Chapter 3 Emmy

Chapter 3

Maybe that’s part of the medical emergency I’m experiencing.

Emmy

AS SOON AS his name leaves my lips, my face explodes into a flush of heat, and I have to look away. Oh to the crap. I did it.

“It’s Jason Connor!” Terica throws her hands up in the air in excitement. “Congratulations, Jason!”

The screen behind us transforms into a vanity shot of Jason in his Hadron costume. He stands up and trades a variety of handshakes with his colleagues. Then he’s coming toward me, and the background blurs as I home in on all the little details I missed before—how tall and thick chested he is in real life, the sexy dusting of stubble on his cheeks and chin, the little curls peeking out behind his ears.

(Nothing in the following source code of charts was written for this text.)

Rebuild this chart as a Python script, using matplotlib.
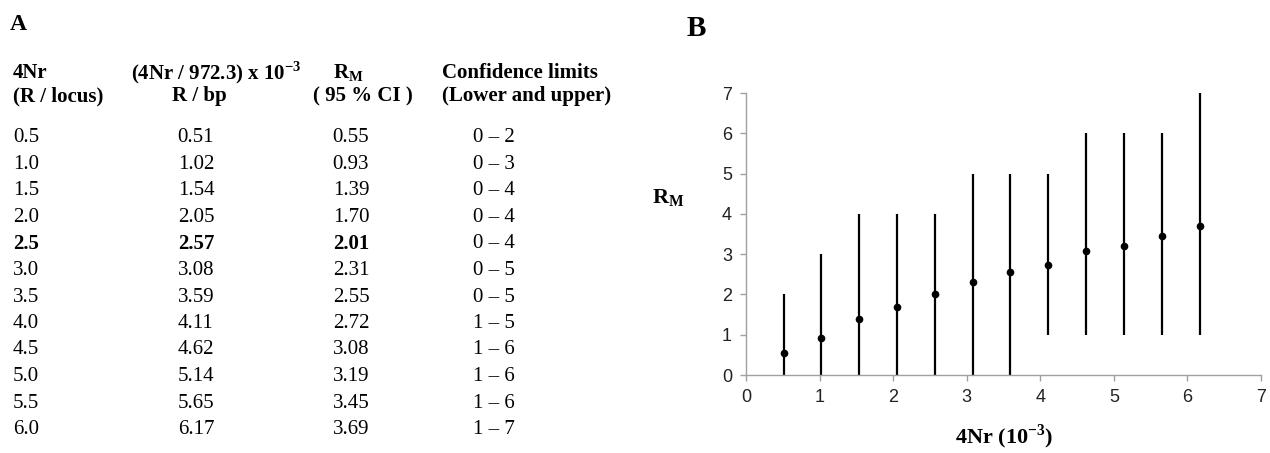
import matplotlib
matplotlib.use("Agg")
import matplotlib.pyplot as plt

# table / plot data
nr_locus = ["0.5", "1.0", "1.5", "2.0", "2.5", "3.0", "3.5", "4.0", "4.5", "5.0", "5.5", "6.0"]
r_bp = [0.51, 1.02, 1.54, 2.05, 2.57, 3.08, 3.59, 4.11, 4.62, 5.14, 5.65, 6.17]
r_m = [0.55, 0.93, 1.39, 1.70, 2.01, 2.31, 2.55, 2.72, 3.08, 3.19, 3.45, 3.69]
ci_lower = [0, 0, 0, 0, 0, 0, 0, 1, 1, 1, 1, 1]
ci_upper = [2, 3, 4, 4, 4, 5, 5, 5, 6, 6, 6, 7]
bold_row = 4  # the 2.5 row is set in bold

plt.rcParams["font.family"] = "Liberation Serif"
plt.rcParams["mathtext.fontset"] = "custom"
plt.rcParams["mathtext.rm"] = "Liberation Serif"
plt.rcParams["mathtext.bf"] = "Liberation Serif:bold"

W, H = 1270, 453
fig = plt.figure(figsize=(W / 100, H / 100), dpi=100)


def px(x, y):
    # pixel position -> figure fraction
    return x / W, 1 - y / H


def put(x, y, s, ha="center", size=15, weight="normal"):
    fig.text(*px(x, y), s, ha=ha, va="center", fontsize=size, fontweight=weight)


# ---- panel A: table ----
put(10, 25, "A", ha="left", size=17, weight="bold")

put(13, 73, "4Nr", ha="left", weight="bold")
put(13, 96, "(R / locus)", ha="left", weight="bold")
put(216, 73, r"(4Nr / 972.3) x 10$^{\mathbf{-3}}$", weight="bold")
put(199, 96, "R / bp", weight="bold")
put(348, 73, r"R$_{\mathbf{M}}$", weight="bold")
put(363, 96, "( 95 % CI )", weight="bold")
put(520, 73, "Confidence limits", weight="bold")
put(527, 96, "(Lower and upper)", weight="bold")

row0, step = 138, 26.5
for i in range(len(nr_locus)):
    y = row0 + i * step
    w = "bold" if i == bold_row else "normal"
    put(13, y, nr_locus[i], ha="left", weight=w)
    put(196, y, f"{r_bp[i]:.2f}", weight=w)
    put(351, y, f"{r_m[i]:.2f}", weight=w)
    put(494, y, f"{ci_lower[i]} \u2013 {ci_upper[i]}")

# ---- panel B: R_M vs 4Nr with confidence limits ----
put(696, 28, "B", size=21, weight="bold")

ax = fig.add_axes([746 / W, 1 - 375 / H, (1261 - 746) / W, (375 - 93) / H])
ax.vlines(r_bp, ci_lower, ci_upper, color="black", lw=1.6)
ax.plot(r_bp, r_m, "o", color="black", ms=4.5, ls="none")

ax.set_xlim(0, 7)
ax.set_ylim(0, 7)
ax.set_xticks(range(8))
ax.set_yticks(range(8))
for s in ["top", "right"]:
    ax.spines[s].set_visible(False)
for s in ["left", "bottom"]:
    ax.spines[s].set_color("#a0a0a0")
    ax.spines[s].set_linewidth(1.0)
ax.tick_params(direction="out", length=4, width=1.0, color="#a0a0a0",
               labelsize=13, pad=6)
for lab in ax.get_xticklabels() + ax.get_yticklabels():
    lab.set_fontfamily("Liberation Sans")
    lab.set_color("#222222")

put(668, 198, r"R$_{\mathbf{M}}$", size=16, weight="bold")
put(1004, 437, r"4Nr (10$^{\mathbf{-3}}$)", size=16, weight="bold")

fig.savefig("out.png", dpi=100)
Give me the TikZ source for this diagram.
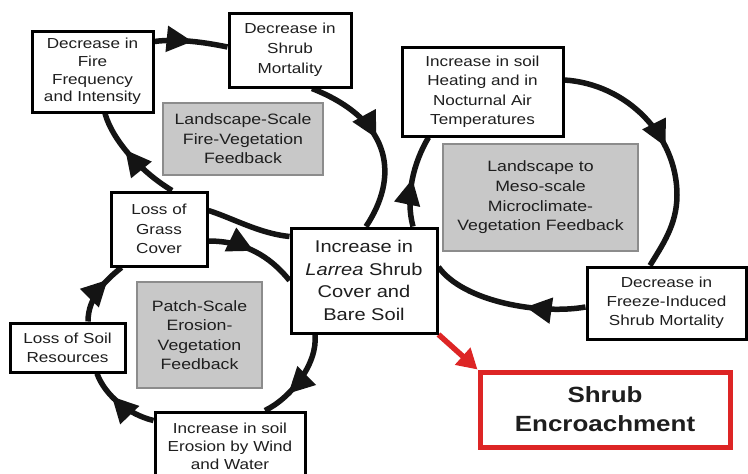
\documentclass[tikz,border=0pt]{standalone}
\usepackage{fontspec}
\setmainfont{Liberation Sans}[FakeStretch=1.18]
\usetikzlibrary{arrows.meta,decorations.markings,calc}
\pgfdeclarelayer{back}
\pgfdeclarelayer{bg}
\pgfsetlayers{back,bg,main}
\definecolor{fbgray}{RGB}{200,200,200}
\definecolor{fbedge}{RGB}{140,140,140}
\definecolor{encred}{RGB}{221,37,37}
\definecolor{txt}{RGB}{30,30,30}
\tikzset{
  box/.style={draw=black,line width=3pt,fill=white,align=center,inner sep=0pt,text=txt,
    font=\fontsize{14.5}{19}\selectfont},
  fb/.style={draw=fbedge,line width=2pt,fill=fbgray,align=center,inner sep=0pt,text=txt,
    font=\fontsize{15}{19.5}\selectfont},
  fbline/.style={line width=5.5pt,black!92},
  tipat/.style={postaction={decorate},
    decoration={markings,mark=at position #1 with {\arrow{Triangle[length=26pt,width=25pt]}}}},
}
\begin{document}
\begin{tikzpicture}[x=1pt,y=-1pt]
\clip (0,0) rectangle (748,474);
\begin{pgfonlayer}{back}
\fill[white] (0,0) rectangle (748,474);
\end{pgfonlayer}

% boxes
\node[box,minimum width=121pt,minimum height=81pt,font=\fontsize{14.5}{17.7}\selectfont] (fire) at (92.5,71.5)
  {Decrease in\\Fire\\Frequency\\and Intensity};
\node[box,minimum width=122pt,minimum height=74pt,font=\fontsize{14.5}{20}\selectfont] (mort) at (290,50)
  {Decrease in\\Shrub\\Mortality};
\node[fb,minimum width=160pt,minimum height=72pt] (fireFb) at (243,139)
  {Landscape-Scale\\Fire-Vegetation\\Feedback};
\node[box,minimum width=96pt,minimum height=74pt,font=\fontsize{14.5}{19.5}\selectfont] (grass) at (159,229)
  {Loss of\\Grass\\Cover};
\node[box,minimum width=146pt,minimum height=105pt,font=\fontsize{17}{22.5}\selectfont] (larrea) at (364,280.5)
  {Increase in\\\textit{Larrea} Shrub\\Cover and\\Bare Soil};
\node[box,minimum width=161pt,minimum height=89pt,font=\fontsize{14.5}{19.5}\selectfont] (heat) at (482.5,91.5)
  {Increase in soil\\Heating and in\\Nocturnal Air\\Temperatures};
\node[fb,minimum width=195pt,minimum height=107pt,font=\fontsize{15}{19.6}\selectfont] (microFb) at (540.5,197.5)
  {Landscape to\\Meso-scale\\Microclimate-\\Vegetation Feedback};
\node[box,minimum width=159pt,minimum height=72pt] (freeze) at (666.5,303)
  {Decrease in\\Freeze-Induced\\Shrub Mortality};
\node[draw=encred,line width=5pt,fill=white,align=center,inner sep=0pt,text=txt,
  minimum width=250pt,minimum height=75pt,font=\bfseries\fontsize{22}{29}\selectfont] (shrub) at (605,409.5)
  {Shrub\\Encroachment};
\node[box,minimum width=115pt,minimum height=49pt] (soil) at (67.5,347.5)
  {Loss of Soil\\Resources};
\node[fb,minimum width=125pt,minimum height=106pt,font=\fontsize{15}{19.3}\selectfont] (patchFb) at (199.5,335)
  {Patch-Scale\\Erosion-\\Vegetation\\Feedback};
\node[box,minimum width=150pt,minimum height=68pt,font=\fontsize{14.5}{18}\selectfont] (erosion) at (230,446)
  {Increase in soil\\Erosion by Wind\\and Water};

\begin{pgfonlayer}{bg}
% fire loop
\draw[fbline,tipat=0.52] ($(fire.north east)+(0,12)$) .. controls +(22,-3) and +(-24,-5) .. ($(mort.west)+(0,-3)$);
\draw[fbline,tipat=0.47] ($(mort.south)+(22,0)$) .. controls +(83,33) and +(32,-48) .. ($(larrea.north)+(2,0)$);
\draw[fbline] ($(larrea.north west)+(0,10)$) .. controls +(-30,-3) and +(25,8) .. ($(grass.north east)+(0,20)$);
\draw[fbline,tipat=0.6] ($(grass.north)+(13,0)$) .. controls +(-30,-18) and +(8,28) .. ($(fire.south)+(12.5,0)$);
% patch loop
\draw[fbline,tipat=0.5] ($(grass.east)+(0,12)$) .. controls +(35,0) and +(-20,-25) .. (larrea.west);
\draw[fbline,tipat=0.7] ($(larrea.south)+(-49,0)$) .. controls +(3,30) and +(25,-12) .. ($(erosion.north)+(35,0)$);
\draw[fbline,tipat=0.64] ($(erosion.north west)+(0,10)$) .. controls +(-25,-6) and +(8,22) .. ($(soil.south)+(29.5,0)$);
\draw[fbline,tipat=0.72] ($(soil.north)+(20.5,0)$) .. controls +(0,-25) and +(-15,12) .. ($(grass.south west)+(12,0)$);
% microclimate loop
\draw[fbline,tipat=0.52] ($(larrea.north)+(49,0)$) .. controls +(-8,-30) and +(-15,25) .. ($(heat.south west)+(28,0)$);
\draw[fbline,tipat=0.5] ($(heat.east)+(0,-11.5)$) .. controls +(62,4) and +(0,-60) .. (677,195)
   .. controls +(0,30) and +(12,-20) .. ($(freeze.north)+(-16.5,0)$);
\draw[fbline,tipat=0.38] ($(freeze.west)+(0,4)$) .. controls +(-45,8) and +(25,35) .. ($(larrea.east)+(0,-13.5)$);
% red arrow
\draw[line width=5.5pt,encred,-{Triangle[length=20pt,width=22pt]}] (larrea.south east) -- (shrub.north west);
\end{pgfonlayer}
\end{tikzpicture}
\end{document}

My internal organs do a Klingon fire drill, jumping out of the airlocks, zipping around, and reboarding in all the wrong places, all the while shouting and cursing in a very throaty language. When he reaches for my hand, it’s in slow motion, or maybe that’s part of the medical emergency I’m experiencing. I don’t know if I stand up or if he pulls me out of the chair, because all my senses have shut down and my brain is like a scratched record, repeating, Oh my God, oh my God, oh my God . He folds me into a hug, and I’m pretty sure I gasp and just stand there in freak-out mode with Jason Connor’s arms around me, all my dashboard lights exploding with sparks and tiny fires, and the AI screaming like a cybernetic teenage girl at a Taylor Swift concert.

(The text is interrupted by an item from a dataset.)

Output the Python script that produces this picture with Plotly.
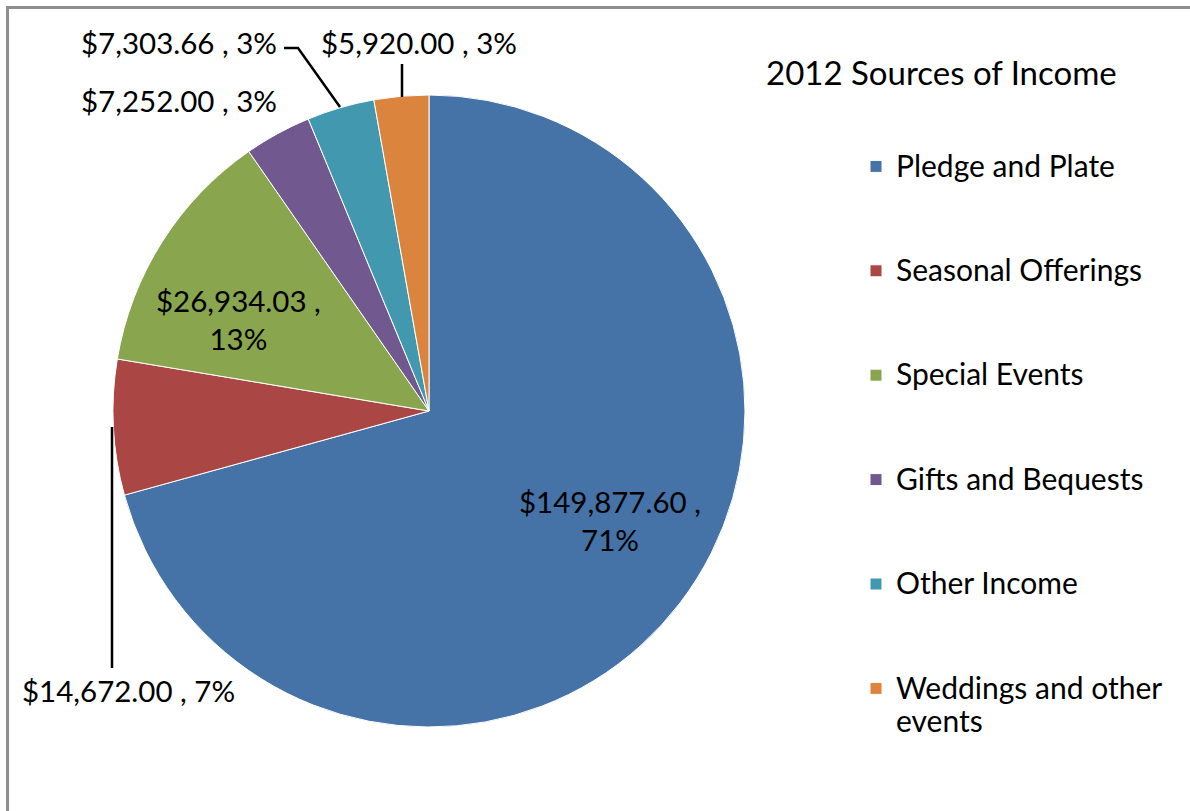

It takes a few seconds to settle into it, just as I predicted. My body relaxes, and I press my hands into his back, forcing myself not to trace the muscles there with my fingers. My nose fills with his scent of citrus and musk, and I probably sigh before realizing that the standard elapsed time of a normal human hug is ending right about now, and, tragically, I’ll miss 90 percent of this one, just as I’d feared.

But he doesn’t let go. Instead, he continues to hold me tight, my cheek against his chest while the audience loses their freaking minds and Terica is saying, “Wow, wow, wow,” and the entire front of me is steadily growing warmer with our trapped body heat.

Jason Connor is giving me the long hug I asked for! He’s not being a jerk. He’s being… amazing.

God, this makes me feel even worse about putting his personal life in my book. It was just one tiny scene, but it’s way too much like the small-town Ohio police record that somehow never drew the eye of Celebrity Sauron. I tried not to use it. I really did. But when my love interest needed a painful and reputation-ruining moment for the plot’s sake, it was perfect. After I read the police report, I couldn’t think of anything else.

But why am I letting this moment get ruined? He probably doesn’t even care about that stupid incident. It’s years in the past, and he’s a super-successful movie star. And he’s hugging me! Right now! If there was ever an argument for living in the moment, this is it.

The dashboard alarms silence themselves as I surrender to his embrace. I let myself feel all the feels, let all the straining parts of me go slack. That’s what fantasies are for, right? I melt against him. He senses it and adjusts, pulling me in even tighter. It’s freaking paradise. I don’t even care if I look like a dope on TV.

Then he chuckles.

It’s so slight it doesn’t even make a sound. Instead, I feel it in his body, a jerking movement of laughter, as if he’s just heard the punch line to an inappropriate joke. Is he making fun of me?

He pulls away, arms still around me, and I find myself looking straight into those eyes, deep and blue as a summer sky. A playful smile dances on his face. I know that smile. I’ve seen it a hundred times on screens and in memes. He murmurs, “You okay?” and when I hear the little crack in his voice, I understand what’s happening. He’s not making fun of me. He’s saying, Terica is right. I’m bulletproof. But what about you? Can we have some fun? Can we put on a show? Can we give the audience what they want?

My heart is all kinds of all over the place. I think it’s the only organ that hasn’t given up on me completely. But I need to keep it in check. This isn’t real—it’s Hollywood. I can’t forget that. I’m onstage on The Terica Show wrapped in Jason Connor’s embrace, but it doesn’t mean anything. It’s all about the ooh s and the aah s from the audience. It’s about millions of women living vicariously through me. My best strategy is clear. Play along. Go with the swoony celebrity crush thing. And never forget, we both have an agenda—I’m selling a book, and he’s selling an image.

But Jason Connor is looking into my eyes, deeply, and I’m not sure I can handle any of this.

Emmy, this is your chance. This is the wormhole to the Hollywood universe, and Jason Connor is holding it open. Close your eyes. Hold your breath. Jump in.

I’m pretty sure my smile is as sloppy as a 2:00 a.m. taco run. My voice is raspy and not my own. “I’m bulletproof, too,” I whisper. “Do your worst.”

The smile widens. He sweeps me off my feet and into his arms.